An open letter about friendship.



Lately more than even, since becoming a Mum, I’ve felt a longing for you. 

A reassurance at the end of the phone, a friend who is there at each milestone of my life, the first person to tell I’ve had a healthy baby boy, a friend who won’t judge how messy my kitchen worktop is.

Lately I’ve grown into the habit of curling up on the settee with a hot chai latte, snuggled up in a cardigan, something which you taught me to do to unwind.
I was so different back then. So busy and determined, my own life priorities got in the way of a friendship that was built upon trust and respect. I got a little bit lost.

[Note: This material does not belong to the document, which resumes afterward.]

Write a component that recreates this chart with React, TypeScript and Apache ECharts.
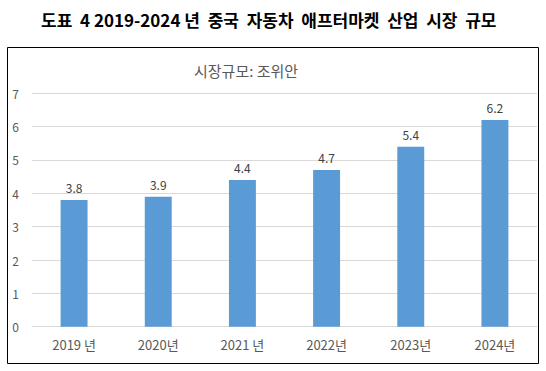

When I ditched all my pre-pregnancy clothes and grew not only a human but a new wardrobe post-pregnancy, I reached for knits, and denim shorts with tights. A uniform which made me smile with comfort and closeness. I pictured you again.
The way my baby boy smiles at me makes me feel completely and utterly gracious and in awe of life. I wish I could share that joy with you. I wish you knew I was a Mum now.

Then there’s Peter, Beatrix, Benjamin and Flopsy that are adorned all around his nursery, we haven’t got onto Brambly Hedge just yet, but I’m sure we’ll get onto them.

I remember my wedding day like almost yesterday, and usually around May of each year I look into my wardrobe and pull out the beautiful veil you made me. Intricate in detail and one of a kind, I look at it with sadness that we are no longer friends anymore.

I wonder if you are still reading Jacqueline Wilson books. I wonder if you too are a Mum now. 

I so deeply wish that one day our paths cross again.

A x

Comments

  1. Alice, it seems that you miss this person deeply. Why not reach out to this person and reestablish your friendship? Write them a letter, send them an email, what's the worst that could happen? They don't respond? Then you'll know, if you don't try you'll always wonder.